Summary: The termination procedure after memory threshold exceeded can get stuck, waiting infinitely for some events to occur
Product: Red Hat Satellite Reporter: Ivan Necas <inecas>
Component: Tasks PluginAssignee: satellite6-bugs <satellite6-bugs>
Status: CLOSED ERRATA QA Contact: Jan Hutaƙ <jhutar>
Severity: high Docs Contact:
Priority: unspecified    
Version: UnspecifiedCC: andrew.schofield, aruzicka, gapatil, inecas, jhutar, kabbott, ktordeur, mmccune, pcreech, pdragun, pmoravec, sthirugn
Target Milestone: 6.5.0Keywords: Triaged
Target Release: Unused   
Hardware: Unspecified   
OS: Unspecified   
Whiteboard:
Fixed In Version: tfm-rubygem-dynflow-1.1.1 Doc Type: If docs needed, set a value
Doc Text:
Story Points: ---
Clone Of:
: 1661291 1684687 (view as bug list) Environment:
Last Closed: 2019-05-14 12:38:03 UTC Type: Bug
Regression: --- Mount Type: ---
Documentation: --- CRM:
Verified Versions: Category: ---
oVirt Team: --- RHEL 7.3 requirements from Atomic Host:
Cloudforms Team: --- Target Upstream Version:
Embargoed:
Bug Depends On: 1654217, 1665461    
Bug Blocks:    

Description Ivan Necas 2018-09-13 15:41:00 UTC
Description of problem:


Version-Release number of selected component (if applicable):


How reproducible:
Occasionally

Steps to Reproduce:
1. set a memory threshold on dynflow executor (EXECUTOR_MEMORY_LIMIT=2gb in /etc/sysconfig/foreman-tasks in sat 6.3, /etc/sysconfig/dynflowd in 6.4

2. run some substantial load on the tasking system continuous resyncing and publishing of CVs might be a good start
3. wait for the memory limit of the dynflow process to cross the limit - watch production.log for 'Memory level exceeded' message

Actual results:
The process still keeps running, termination is not finished, the tasks are not proceeding anymore

Expected results:
The process exits in timely manner and new one gets started

Additional info:
I've written the reproduced based on customer observations, haven't reproducer it locally in production just yet, we however know about places where we wait in the termination phase without any timeout

Comment 2 sthirugn@redhat.com 2018-09-14 15:31:56 UTC
Increasing the severity.

Comment 4 Ivan Necas 2018-09-24 12:23:47 UTC
Created redmine issue https://projects.theforeman.org/issues/25021 from this bug

Comment 5 Ivan Necas 2018-10-11 16:22:43 UTC
Fixed upstream in https://github.com/Dynflow/dynflow/pull/297

Comment 28 Mike McCune 2019-03-01 22:16:01 UTC
This bug was cloned and is still going to be included in the 6.4.3 release. It no longer has the sat-6.4.z+ flag and 6.4.3 Target Milestone Set which are now on the 6.4.z cloned bug. Please see the Clones field to track the progress of this bug in the 6.4.3 release.

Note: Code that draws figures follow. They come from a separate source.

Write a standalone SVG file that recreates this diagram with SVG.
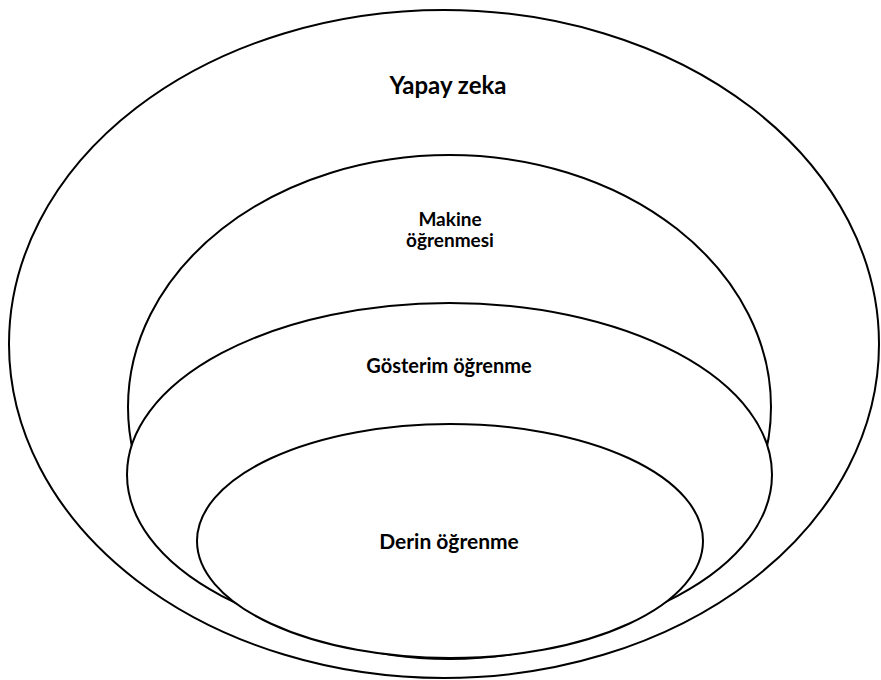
<svg xmlns="http://www.w3.org/2000/svg" width="881" height="680" viewBox="0 0 881 680">
  <style>
    .ring { fill: #ffffff; stroke: #000000; stroke-width: 2; }
    .label { font-family: Lato, "Open Sans", "Liberation Sans", sans-serif; font-weight: bold; fill: #000000; text-anchor: middle; }
  </style>
  <rect x="0" y="0" width="881" height="680" fill="#ffffff"/>
  <g id="yapay-zeka">
    <ellipse class="ring" cx="444" cy="344" rx="435" ry="334"/>
    <text class="label" x="448" y="94" font-size="24">Yapay zeka</text>
  </g>
  <g id="makine-ogrenmesi">
    <ellipse class="ring" cx="449.5" cy="407" rx="321.5" ry="252"/>
    <text class="label" x="450" y="226" font-size="19">Makine</text>
    <text class="label" x="450" y="247" font-size="19">öğrenmesi</text>
  </g>
  <g id="gosterim-ogrenme">
    <ellipse class="ring" cx="449.5" cy="474.5" rx="322.5" ry="171.5"/>
    <text class="label" x="449" y="373" font-size="20">Gösterim öğrenme</text>
  </g>
  <g id="derin-ogrenme">
    <ellipse class="ring" cx="450" cy="541" rx="253" ry="117"/>
    <text class="label" x="449" y="549" font-size="21">Derin öğrenme</text>
  </g>
  <g id="connectors"/>
</svg>
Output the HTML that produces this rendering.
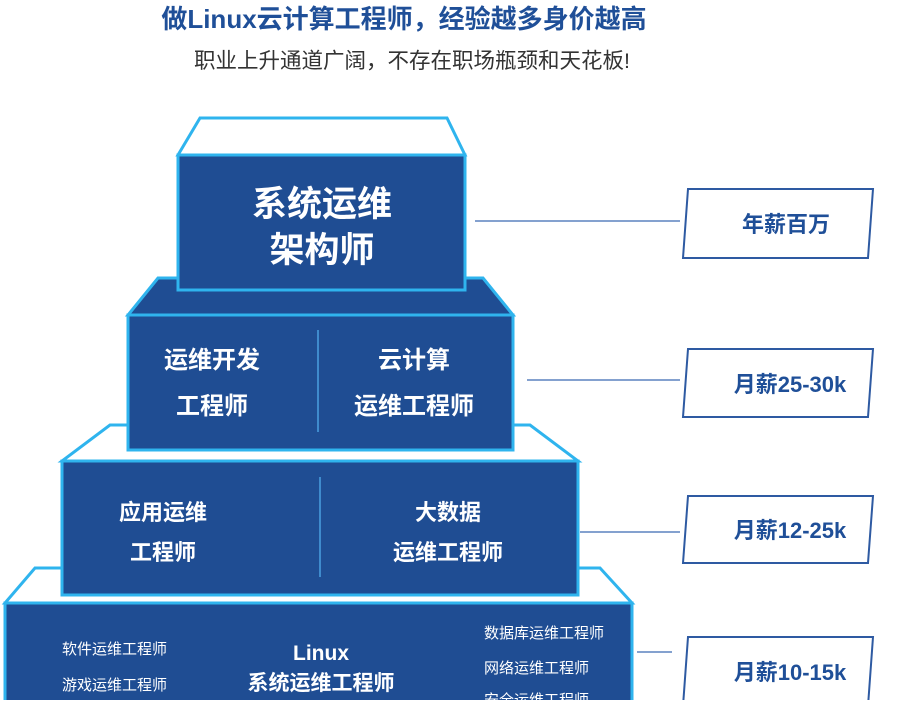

Comment 31 errata-xmlrpc 2019-05-14 12:38:03 UTC
Since the problem described in this bug report should be
resolved in a recent advisory, it has been closed with a
resolution of ERRATA.

For information on the advisory, and where to find the updated
files, follow the link below.

If the solution does not work for you, open a new bug report.

https://access.redhat.com/errata/RHSA-2019:1222